In a previous post, I discussed the sudden emergence of the Congressional Review Act (CRA) and its impact on future regulations. With the threat that Congress can rollback any agency regulation within 60 legislative days of unveiling a final rule, it is clear that the CFPB is constrained from completing any rulemaking that might spark opposition from the Republican-controlled Congress and White House. However, the law does not apply to pre-rule and proposed rulemaking activities.
In short, the CFPB can continue with its work, short of issuing a final rule, without triggering any threat from the CRA. As a result, there was agreement on the panel that the CFPB would continue this year to move the ball forward in this area.
States Are Likely to Pick-Up the Slack
The panel also agreed that a slowdown in federal regulatory activity does not mean that new debt collection rules will come to a screeching halt. In times of federal inaction, the states often pick up the slack.
As an example, it was noted that already there has been an uptick in the number of student loan servicing proposals introduced in state legislatures. In addition, given the impact of the CRA at the federal level, it is possible that state agencies may promulgate new debt collections rules like those recently issued by the Department of Financial Services in New York.
Of course, the panel experts acknowledged that increased state activity presents compliance challenges of its own, threatening to create a patchwork quilt of regulations.

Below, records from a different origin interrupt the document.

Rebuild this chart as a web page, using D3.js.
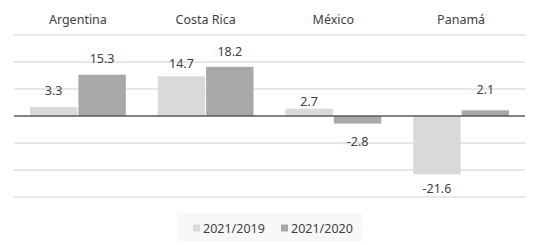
<!DOCTYPE html>
<html>
<head>
<meta charset="utf-8">
<script src="https://cdn.jsdelivr.net/npm/d3@7"></script>
<style>
  html, body { margin: 0; padding: 0; background: #fff; }
  svg { display: block; font-family: "Noto Sans", sans-serif; }
</style>
</head>
<body>
<svg id="chart" width="535" height="245"></svg>
<script>
const categories = ["Argentina", "Costa Rica", "México", "Panamá"];
const seriesNames = ["2021/2019", "2021/2020"];
const values2019 = [3.3, 14.7, 2.7, -21.6];
const values2020 = [15.3, 18.2, -2.8, 2.1];
const yTicks = [-30, -20, -10, 0, 10, 20, 30];
const colors = ["#d9d9d9", "#a8a8a8"];
// label nudges (px) to mirror the reference's label placement
const labelNudge2019 = [-12, -8, -3, 19];
const labelNudge2020 = [-12, -11, 22, -16];

const svg = d3.select("#chart");
const margin = { left: 14, right: 10, top: 35, bottom: 48 };
const W = 535, H = 245;
const fmt = v => d3.format(".1f")(v).replace("\u2212", "-");

const x = d3.scaleBand().domain(categories).range([margin.left, W - margin.right])
  .paddingInner(0.25).paddingOuter(0.125);
const xs = d3.scaleBand().domain(seriesNames).range([0, x.bandwidth()]).paddingInner(0.02);
const y = d3.scaleLinear().domain([-30, 30]).range([H - margin.bottom, margin.top]);

// gridlines
svg.append("g").selectAll("line").data(yTicks.filter(d => d !== 0)).join("line")
  .attr("x1", margin.left).attr("x2", W - margin.right)
  .attr("y1", d => y(d)).attr("y2", d => y(d))
  .attr("stroke", "#cfcfcf").attr("stroke-width", 1);

// category labels
svg.append("g").selectAll("text").data(categories).join("text")
  .attr("x", d => x(d) + x.bandwidth() / 2)
  .attr("y", 24)
  .attr("text-anchor", "middle")
  .attr("font-size", 12.5)
  .attr("fill", "#404040")
  .text(d => d);

const data = categories.map((c, i) => ({
  cat: c,
  vals: [
    { s: seriesNames[0], v: values2019[i], nudge: labelNudge2019[i] },
    { s: seriesNames[1], v: values2020[i], nudge: labelNudge2020[i] }
  ]
}));

const groups = svg.append("g").selectAll("g").data(data).join("g")
  .attr("transform", d => `translate(${x(d.cat)},0)`);

groups.selectAll("rect").data(d => d.vals).join("rect")
  .attr("x", d => xs(d.s))
  .attr("width", xs.bandwidth())
  .attr("y", d => y(Math.max(0, d.v)))
  .attr("height", d => Math.abs(y(d.v) - y(0)))
  .attr("fill", (d, i) => colors[i]);

// zero line
svg.append("line")
  .attr("x1", margin.left).attr("x2", W - margin.right)
  .attr("y1", y(0)).attr("y2", y(0))
  .attr("stroke", "#595959").attr("stroke-width", 1.3);

groups.selectAll("text").data(d => d.vals).join("text")
  .attr("x", d => xs(d.s) + xs.bandwidth() / 2)
  .attr("y", d => y(d.v) + d.nudge)
  .attr("text-anchor", "middle")
  .attr("font-size", 12.5)
  .attr("fill", "#404040")
  .text(d => fmt(d.v));

// legend
const lg = svg.append("g");
lg.append("rect").attr("x", 177).attr("y", 213).attr("width", 185).attr("height", 28)
  .attr("fill", "#f8f8f8");
const lx = [193, 281];
seriesNames.forEach((s, i) => {
  lg.append("rect").attr("x", lx[i]).attr("y", 224.5).attr("width", 7).attr("height", 7)
    .attr("fill", colors[i]);
  lg.append("text").attr("x", lx[i] + 10).attr("y", 232.5)
    .attr("font-size", 12.5).attr("fill", "#404040").text(s);
});
</script>
</body>
</html>
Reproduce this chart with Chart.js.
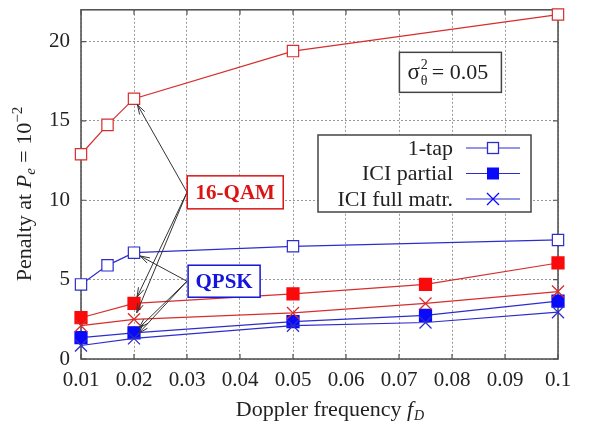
<!DOCTYPE html>
<html>
<head>
<meta charset="utf-8">
<script src="https://cdn.jsdelivr.net/npm/chart.js"></script>
<style>
  html, body { margin: 0; padding: 0; background: #fff; }
  #wrap { width: 589px; height: 425px; }
</style>
</head>
<body>
<div id="wrap"><canvas id="penaltyChart" width="589" height="425"></canvas></div>
<script>
  // Doppler frequencies where each method was simulated
  const fd1tap = [0.01, 0.015, 0.02, 0.05, 0.1];
  const fdIci = [0.01, 0.02, 0.05, 0.075, 0.1];

  // Penalty at Pe = 1e-2 (dB)
  const qam1tap = [12.9, 14.75, 16.4, 19.4, 21.7];
  const qpsk1tap = [4.7, 5.9, 6.7, 7.1, 7.5];
  const qamPartial = [2.6, 3.5, 4.1, 4.7, 6.05];
  const qamFull = [2.1, 2.5, 2.9, 3.5, 4.25];
  const qpskPartial = [1.35, 1.65, 2.35, 2.75, 3.65];
  const qpskFull = [0.85, 1.3, 2.1, 2.3, 2.95];

  const xTicks = [0.01, 0.02, 0.03, 0.04, 0.05, 0.06, 0.07, 0.08, 0.09, 0.1];
  const yTicks = [0, 5, 10, 15, 20];

  const legendLabels = ['1-tap', 'ICI partial', 'ICI full matr.'];

  const RED_LINE = 'rgb(215,45,45)';
  const RED_MARK = 'rgb(250,10,10)';
  const BLUE_LINE = 'rgb(45,45,205)';
  const BLUE_MARK = 'rgb(10,10,250)';
  const SERIF = '"Liberation Serif", "Times New Roman", serif';

  function pts(xs, ys) {
    return xs.map((x, i) => ({ x: x, y: ys[i] }));
  }

  function series(label, xs, ys, lineColor, markColor, style, filled) {
    return {
      label: label,
      data: pts(xs, ys),
      borderColor: lineColor,
      borderWidth: 1.2,
      pointStyle: style,
      pointRadius: style === 'rect' ? (filled ? 8.5 : 8) : 8.5,
      pointBorderColor: style === 'rect' && filled ? markColor : lineColor,
      pointBackgroundColor: filled ? markColor : '#fff',
      pointBorderWidth: style === 'crossRot' ? 1.3 : 1.2,
      fill: false,
      clip: false,
      tension: 0
    };
  }

  // callout boxes and where their arrows point (data coords)
  const callouts = [
    { text: '16-QAM', color: 'rgb(220,20,20)', cx: 0.0391, cy: 10.5, w: 96, h: 33,
      from: [0.0300, 10.5], to: [[0.02, qam1tap[2]], [0.02, qamPartial[1]], [0.02, qamFull[1]]] },
    { text: 'QPSK', color: 'rgb(20,20,220)', cx: 0.0370, cy: 4.9, w: 72, h: 32,
      from: [0.0300, 4.9], to: [[0.02, qpsk1tap[2]], [0.02, qpskPartial[1]], [0.02, qpskFull[1]]] }
  ];

  function arrow(ctx, x1, y1, x2, y2) {
    const ang = Math.atan2(y2 - y1, x2 - x1);
    const len = Math.hypot(x2 - x1, y2 - y1);
    const tx = x1 + (x2 - x1) * (len - 7) / len;
    const ty = y1 + (y2 - y1) * (len - 7) / len;
    ctx.beginPath();
    ctx.moveTo(x1, y1);
    ctx.lineTo(tx, ty);
    ctx.stroke();
    const a = 0.3, hl = 10;
    ctx.beginPath();
    ctx.moveTo(tx - hl * Math.cos(ang - a), ty - hl * Math.sin(ang - a));
    ctx.lineTo(tx, ty);
    ctx.lineTo(tx - hl * Math.cos(ang + a), ty - hl * Math.sin(ang + a));
    ctx.stroke();
  }

  function marker(ctx, kind, x, y, color) {
    ctx.save();
    ctx.strokeStyle = color;
    ctx.lineWidth = 1.3;
    if (kind === 'open') {
      ctx.fillStyle = '#fff';
      ctx.fillRect(x - 5.5, y - 5.5, 11, 11);
      ctx.strokeRect(x - 5.5, y - 5.5, 11, 11);
    } else if (kind === 'filled') {
      ctx.fillStyle = BLUE_MARK;
      ctx.fillRect(x - 6, y - 6, 12, 12);
    } else {
      ctx.beginPath();
      ctx.moveTo(x - 6, y - 6); ctx.lineTo(x + 6, y + 6);
      ctx.moveTo(x + 6, y - 6); ctx.lineTo(x - 6, y + 6);
      ctx.stroke();
    }
    ctx.restore();
  }

  // draw a list of [text, font, dy, extra] pieces left to right, returns width
  function richText(ctx, parts, x, y, measureOnly) {
    let cx = x;
    for (const p of parts) {
      ctx.font = p[1];
      if (!measureOnly) ctx.fillText(p[0], cx, y + (p[2] || 0));
      cx += ctx.measureText(p[0]).width + (p[3] || 0);
    }
    return cx - x;
  }

  const overlay = {
    id: 'overlay',
    beforeDatasetsDraw(chart) {
      const ctx = chart.ctx;
      const xs = chart.scales.x, ys = chart.scales.y;
      const area = chart.chartArea;
      ctx.save();
      // inward ticks
      ctx.strokeStyle = '#555';
      ctx.lineWidth = 1.2;
      ctx.beginPath();
      for (const v of xTicks) {
        const px = xs.getPixelForValue(v);
        ctx.moveTo(px, area.bottom); ctx.lineTo(px, area.bottom - 5);
        ctx.moveTo(px, area.top); ctx.lineTo(px, area.top + 5);
      }
      for (const v of yTicks) {
        const py = ys.getPixelForValue(v);
        ctx.moveTo(area.left, py); ctx.lineTo(area.left + 5, py);
        ctx.moveTo(area.right, py); ctx.lineTo(area.right - 5, py);
      }
      ctx.stroke();
      // frame
      ctx.lineWidth = 1.6;
      ctx.strokeStyle = '#555';
      ctx.strokeRect(area.left, area.top, area.right - area.left, area.bottom - area.top);
      ctx.restore();
    },
    afterDraw(chart) {
      const ctx = chart.ctx;
      const xs = chart.scales.x, ys = chart.scales.y;

      ctx.save();
      // callout arrows then boxes
      ctx.strokeStyle = '#333';
      ctx.lineWidth = 1;
      for (const c of callouts) {
        const fx = xs.getPixelForValue(c.from[0]), fy = ys.getPixelForValue(c.from[1]);
        for (const t of c.to) {
          arrow(ctx, fx, fy, xs.getPixelForValue(t[0]), ys.getPixelForValue(t[1]));
        }
      }
      for (const c of callouts) {
        const bx = xs.getPixelForValue(c.cx), by = ys.getPixelForValue(c.cy);
        ctx.fillStyle = '#fff';
        ctx.fillRect(bx - c.w / 2, by - c.h / 2, c.w, c.h);
        ctx.strokeStyle = c.color;
        ctx.lineWidth = 1.5;
        ctx.strokeRect(bx - c.w / 2, by - c.h / 2, c.w, c.h);
        ctx.fillStyle = c.color;
        ctx.font = 'bold 21px ' + SERIF;
        ctx.textAlign = 'center';
        ctx.textBaseline = 'middle';
        ctx.fillText(c.text, bx, by + 1);
      }

      // sigma box
      {
        const bx = xs.getPixelForValue(0.0797), by = ys.getPixelForValue(18.06);
        const w = 102, h = 40;
        ctx.fillStyle = '#fff';
        ctx.fillRect(bx - w / 2, by - h / 2, w, h);
        ctx.strokeStyle = '#444';
        ctx.lineWidth = 1.5;
        ctx.strokeRect(bx - w / 2, by - h / 2, w, h);
        ctx.fillStyle = '#222';
        ctx.textAlign = 'left';
        ctx.textBaseline = 'alphabetic';
        const base = by + 7;
        let x0 = bx - w / 2 + 8;
        ctx.font = '23px ' + SERIF;
        ctx.fillText('σ', x0, base);
        x0 += ctx.measureText('σ').width + 1;
        ctx.font = '14px ' + SERIF;
        ctx.fillText('2', x0, base - 10);
        ctx.fillText('θ', x0, base + 6);
        x0 += 9;
        ctx.font = '22px ' + SERIF;
        ctx.fillText('= 0.05', x0 + 2, base);
      }

      // legend
      {
        const lx = 318, ly = 135, lw = 213, lh = 77;
        ctx.fillStyle = '#fff';
        ctx.fillRect(lx, ly, lw, lh);
        ctx.strokeStyle = '#444';
        ctx.lineWidth = 1.5;
        ctx.strokeRect(lx, ly, lw, lh);
        const kinds = ['open', 'filled', 'cross'];
        ctx.font = '22px ' + SERIF;
        ctx.textAlign = 'right';
        ctx.textBaseline = 'middle';
        for (let i = 0; i < legendLabels.length; i++) {
          const ry = ly + 13 + i * 25.5;
          ctx.fillStyle = '#222';
          ctx.fillText(legendLabels[i], 453, ry + 1);
          ctx.strokeStyle = BLUE_LINE;
          ctx.lineWidth = 1.2;
          ctx.beginPath();
          ctx.moveTo(466, ry); ctx.lineTo(520, ry);
          ctx.stroke();
          marker(ctx, kinds[i], 493, ry, kinds[i] === 'open' ? BLUE_LINE : BLUE_MARK);
        }
      }

      // axis titles
      ctx.fillStyle = '#222';
      ctx.textAlign = 'left';
      ctx.textBaseline = 'alphabetic';
      {
        const parts = [
          ['Doppler frequency ', '22px ' + SERIF, 0],
          ['f', 'italic 22px ' + SERIF, 0, 1],
          ['D', 'italic 14px ' + SERIF, 4]
        ];
        const w = richText(ctx, parts, 0, 0, true);
        richText(ctx, parts, 330 - w / 2, 416);
      }
      {
        const parts = [
          ['Penalty at ', '22px ' + SERIF, 0],
          ['P', 'italic 22px ' + SERIF, 0],
          ['e', 'italic 15px ' + SERIF, 4],
          [' = 10', '22px ' + SERIF, 0],
          ['−2', '15px ' + SERIF, -9]
        ];
        const w = richText(ctx, parts, 0, 0, true);
        ctx.translate(31, 194);
        ctx.rotate(-Math.PI / 2);
        richText(ctx, parts, -w / 2, 0);
      }
      ctx.restore();
    }
  };

  const ctx = document.getElementById('penaltyChart').getContext('2d');
  new Chart(ctx, {
    type: 'line',
    data: {
      datasets: [
        series('16-QAM 1-tap', fd1tap, qam1tap, RED_LINE, RED_MARK, 'rect', false),
        series('QPSK 1-tap', fd1tap, qpsk1tap, BLUE_LINE, BLUE_MARK, 'rect', false),
        series('16-QAM ICI full', fdIci, qamFull, RED_LINE, RED_MARK, 'crossRot', false),
        series('16-QAM ICI partial', fdIci, qamPartial, RED_LINE, RED_MARK, 'rect', true),
        series('QPSK ICI full', fdIci, qpskFull, BLUE_LINE, BLUE_MARK, 'crossRot', false),
        series('QPSK ICI partial', fdIci, qpskPartial, BLUE_LINE, BLUE_MARK, 'rect', true)
      ]
    },
    options: {
      responsive: false,
      animation: false,
      layout: { padding: { left: 0, right: 31, top: 5, bottom: 0 } },
      plugins: { legend: { display: false }, tooltip: { enabled: false } },
      scales: {
        x: {
          type: 'linear',
          min: 0.01,
          max: 0.1,
          afterBuildTicks: (s) => { s.ticks = xTicks.map(v => ({ value: v })); },
          afterFit: (s) => { s.height = 66; s.paddingLeft = 0; s.paddingRight = 0; },
          ticks: {
            color: '#222',
            padding: 9,
            maxRotation: 0,
            font: { family: SERIF, size: 21 },
            callback: (v) => String(Math.round(v * 100) / 100)
          },
          grid: { color: '#999', lineWidth: 1, drawTicks: false },
          border: { display: false, dash: [2, 2] }
        },
        y: {
          min: 0,
          max: 22,
          afterBuildTicks: (s) => { s.ticks = yTicks.map(v => ({ value: v })); },
          afterFit: (s) => { s.width = 81; s.paddingTop = 0; s.paddingBottom = 0; },
          ticks: {
            color: '#222',
            padding: 11,
            font: { family: SERIF, size: 21 }
          },
          grid: { color: '#999', lineWidth: 1, drawTicks: false },
          border: { display: false, dash: [2, 2] }
        }
      }
    },
    plugins: [overlay]
  });
</script>
</body>
</html>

Meaningful TCPA Reform Is a Real Possibility
The prospects of reforming the Telephone Consumer Protection Act (TCPA) generated the most lively and upbeat conversation of the morning. Panelists were joined by many in the audience in expressing their frustration with the obstacles associated with the sending of texts and automated communications to customers’ mobile phones. These impediments were the result of an outdated 1991 statute, overly restrictive regulations and the threat of class action lawsuits.
However, the panel was optimistic that, for the first time in many years, there was a real possibility of reform. With a new administration and a change of leadership at the FCC, 2017 is set to deliver impactful changes that would enable organizations to send non-telemarketing messages to their customers preferred communication channels, most notably mobile phones. This would provide relief from some of the existing compliance burden and significant liability exposure.
It was noted that new FCC Chairman Ajit Pai appears to be waiting to take further action until the DC Circuit of Appeals issues its decision in the industry’s appeal of the FCC’s July 2015 TCPA Declaratory Ruling and Order. The court’s decision is expected at any time.
After the panel discussion, I was approached by several attendees who expressed that their regulatory wish list was short. They just want regulatory certainty so they know the rules of the road in which to operate their business.
While 2017 will not likely bring the certainty that the industry is looking for, there does appear to be at least one positive development on the near horizon. Given the regulatory challenges that has confronted C&R professionals in recent years, any favorable developments related to the TCPA would be welcome news.